James McLaren Formula E
Jake Hughes and Rene Rast were chosen for their ability to drive fast and execute the necessary strategy for energy management. – NEOM McLaren Racing Formula E Team

Selecting Rast and Hughes as McLaren’s Formula E drivers was not simply because they know how to drive fast. James believes both drivers have the mental aptitude to execute energy management strategies throughout the race and squeeze maximum performance.

“As with many other motorsports, you’ve got a certain amount of energy that you’re able to deploy during the race and the management of that energy is absolutely crucial,” James said. “What we’re seeing typically in electric motorsports now is the hardware side of things.

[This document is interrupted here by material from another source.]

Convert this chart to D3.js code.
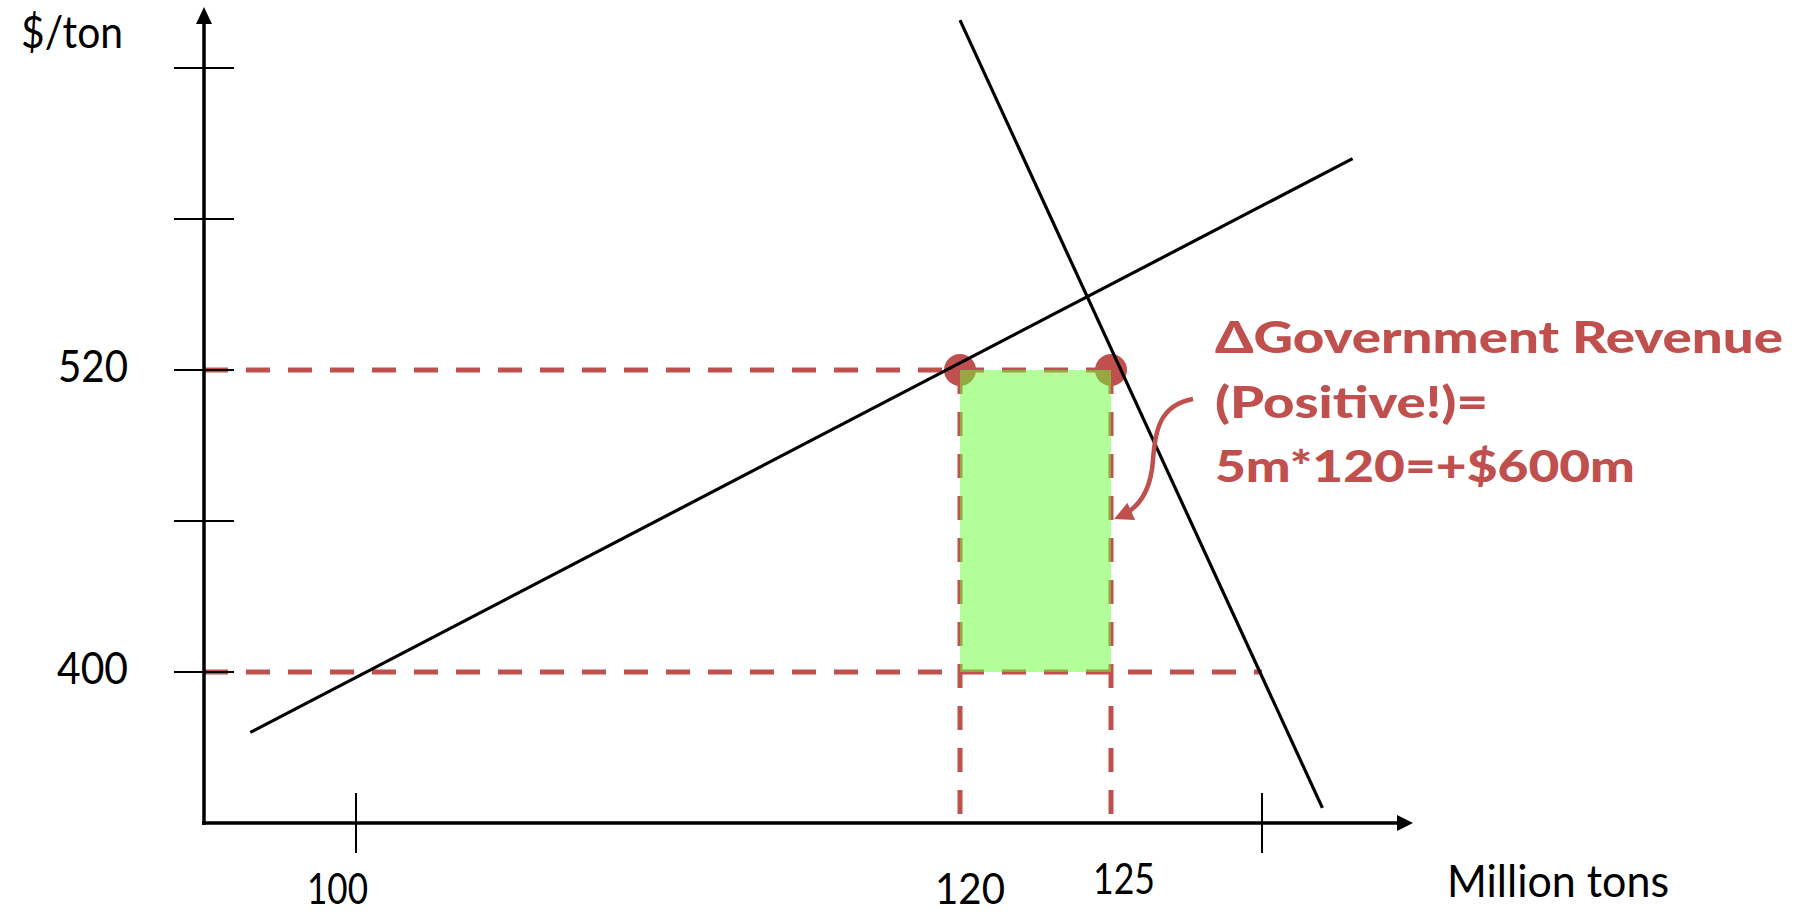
<!DOCTYPE html>
<html>
<head>
<meta charset="utf-8">
<script src="https://cdn.jsdelivr.net/npm/d3@7"></script>
<style>
  html, body { margin: 0; padding: 0; background: #fff; }
  svg { display: block; }
  text { font-family: "Lato", "Open Sans", sans-serif; }
</style>
</head>
<body>
<svg id="chart" width="1805" height="914"></svg>
<script>
// Market for a good: supply / demand and the change in government revenue
const yTickValues = [400, 460, 520, 580, 640];
const yTickLabels = [520, 400];
const xTickValues = [100, 130];
const xTickLabels = [100, 120, 125];

const supplyLine = [{ q: 96.5, p: 376 }, { q: 133, p: 604 }];
const demandLine = [{ q: 120, p: 659 }, { q: 132, p: 346 }];

const priceLevels = [520, 400];          // dashed horizontal guides
const priceGuideEnds = [125, 130];       // quantity where each guide stops
const quantityLevels = [120, 125];       // dashed vertical guides
const revenueBox = { q0: 120, q1: 125, p0: 400, p1: 520 };
const points = [{ q: 120, p: 520 }, { q: 125, p: 520 }];

const noteLines = ["\u0394Government Revenue", "(Positive!)=", "5m*120=+$600m"];
const yTitle = "$/ton";
const xTitle = "Million tons";

const RED = "#C0504D";

const svg = d3.select("#chart");
const x = d3.scaleLinear().domain([95, 130]).range([205, 1262]);
const y = d3.scaleLinear().domain([340, 640]).range([823, 68]);

const originX = x(95) - 1, originY = y(340);

// dashed guides
const dash = "24 18";
const guides = svg.append("g").attr("stroke", RED).attr("stroke-width", 5)
  .attr("stroke-dasharray", dash).attr("fill", "none");
guides.selectAll("line.h").data(priceLevels).join("line")
  .attr("class", "h")
  .attr("x1", originX).attr("x2", (d, i) => x(priceGuideEnds[i]))
  .attr("y1", d => y(d)).attr("y2", d => y(d));
guides.selectAll("line.v").data(quantityLevels).join("line")
  .attr("class", "v")
  .attr("x1", d => x(d)).attr("x2", d => x(d))
  .attr("y1", y(revenueBox.p1)).attr("y2", originY);

// equilibrium points
svg.append("g").selectAll("circle").data(points).join("circle")
  .attr("cx", d => x(d.q)).attr("cy", d => y(d.p)).attr("r", 16)
  .attr("fill", RED);

// revenue rectangle
svg.append("rect")
  .attr("x", x(revenueBox.q0)).attr("y", y(revenueBox.p1))
  .attr("width", x(revenueBox.q1) - x(revenueBox.q0))
  .attr("height", y(revenueBox.p0) - y(revenueBox.p1))
  .attr("fill", "#66FF33").attr("fill-opacity", 0.5);

// supply and demand
const line = d3.line().x(d => x(d.q)).y(d => y(d.p));
svg.append("path").attr("d", line(supplyLine))
  .attr("stroke", "#000").attr("stroke-width", 3.2).attr("fill", "none");
svg.append("path").attr("d", line(demandLine))
  .attr("stroke", "#000").attr("stroke-width", 3.2).attr("fill", "none");

// axes
const axes = svg.append("g");
axes.append("line").attr("x1", originX).attr("x2", originX)
  .attr("y1", originY + 2).attr("y2", 20)
  .attr("stroke", "#000").attr("stroke-width", 3.5);
axes.append("path")
  .attr("d", `M${originX},7 L${originX - 8},24 L${originX + 8},24 Z`)
  .attr("fill", "#000");
axes.append("line").attr("x1", originX - 2).attr("x2", 1400)
  .attr("y1", originY).attr("y2", originY)
  .attr("stroke", "#000").attr("stroke-width", 3.5);
axes.append("path")
  .attr("d", `M1413,${originY} L1397,${originY - 8} L1397,${originY + 8} Z`)
  .attr("fill", "#000");

axes.selectAll("line.yt").data(yTickValues).join("line")
  .attr("class", "yt")
  .attr("x1", originX - 30).attr("x2", originX + 30)
  .attr("y1", d => y(d)).attr("y2", d => y(d))
  .attr("stroke", "#000").attr("stroke-width", 2);
axes.selectAll("line.xt").data(xTickValues).join("line")
  .attr("class", "xt")
  .attr("x1", d => x(d)).attr("x2", d => x(d))
  .attr("y1", originY - 30).attr("y2", originY + 30)
  .attr("stroke", "#000").attr("stroke-width", 2);

// labels
function label(g, txt, lx, ly, len, opts = {}) {
  return g.append("text").text(txt)
    .attr("x", lx).attr("y", ly)
    .attr("font-size", opts.size || 44)
    .attr("font-weight", opts.weight || 400)
    .attr("fill", opts.fill || "#000")
    .attr("textLength", len).attr("lengthAdjust", "spacingAndGlyphs");
}

const labels = svg.append("g");
const yLabelWidth = { 520: 70, 400: 71 };
yTickLabels.forEach(v => label(labels, String(v), 58 - (v === 400 ? 1 : 0), y(v) + 12, yLabelWidth[v]));

const xLabelOffset = { 100: [-49, 904, 61], 120: [-25, 904, 70], 125: [-18, 894, 62] };
xTickLabels.forEach(v => {
  const [dx, by, w] = xLabelOffset[v];
  label(labels, String(v), x(v) + dx, by, w, { size: 42 });
});

label(labels, yTitle, 21, 48, 102);
label(labels, xTitle, 1447, 897, 222);

// annotation
const note = svg.append("g");
const noteWidths = [568, 273, 420];
const noteBaselines = [353, 418, 482];
noteLines.forEach((t, i) => label(note, t, 1215, noteBaselines[i], noteWidths[i],
  { size: 43, weight: 900, fill: RED }));

// curved pointer from the note to the revenue box
const defs = svg.append("defs");
defs.append("marker").attr("id", "head")
  .attr("viewBox", "0 0 10 10").attr("refX", 6).attr("refY", 5)
  .attr("markerWidth", 4.2).attr("markerHeight", 4.2)
  .attr("markerUnits", "strokeWidth").attr("orient", "auto")
  .append("path").attr("d", "M0,0 L10,5 L0,10 Z").attr("fill", RED);

const tipX = x(revenueBox.q1) + 4, tipY = y(460) - 2;
const sx = 1193, sy = 399;
note.append("path")
  .attr("d", `M${sx},${sy} C${sx - 33},${sy + 6} ${sx - 38},${sy + 31} ${sx - 40},${sy + 61}` +
             ` C${sx - 42},${sy + 90} ${sx - 52},${tipY - 12} ${tipX + 6},${tipY - 3}`)
  .attr("stroke", RED).attr("stroke-width", 4.5).attr("fill", "none")
  .attr("marker-end", "url(#head)");
</script>
</body>
</html>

The efficiencies that we’re seeing in the powertrain as a whole, they’re getting up to the sort of 96%, 97%, 98% efficiency, so the gains that you get through that further and further become more marginal.”

With much more room for improvement, software is a different matter. To make the best decisions, the drivers need data, and that is where James believes McLaren Formula E will make their greatest impact.

“And then you really switch that focus to the software and that’s where you’re going to see the most the most improvement and the most gains,” James continued. “It’s then using that software to ensure that you’re deploying the energy in the most efficient manner during race, and thereby giving the driver the most performance. And that’s something which is incredibly complicated, but I find it a fascinating area to work in.

“The benefit of being involved in racing is you can really push the envelope in a way that you can’t do on road cars. And I think that that’s where that value comes in. It means that you accelerate the development a lot quicker. We will get ahead of the curve – and we are getting ahead of the curve now – and that will mean that the electric motorsports remain part of the overall development process.

“The key to that is also making sure that the racing’s exciting and fun for the fans. If we can, we can tick both of those boxes, then it’s got a very bright future ahead of it.”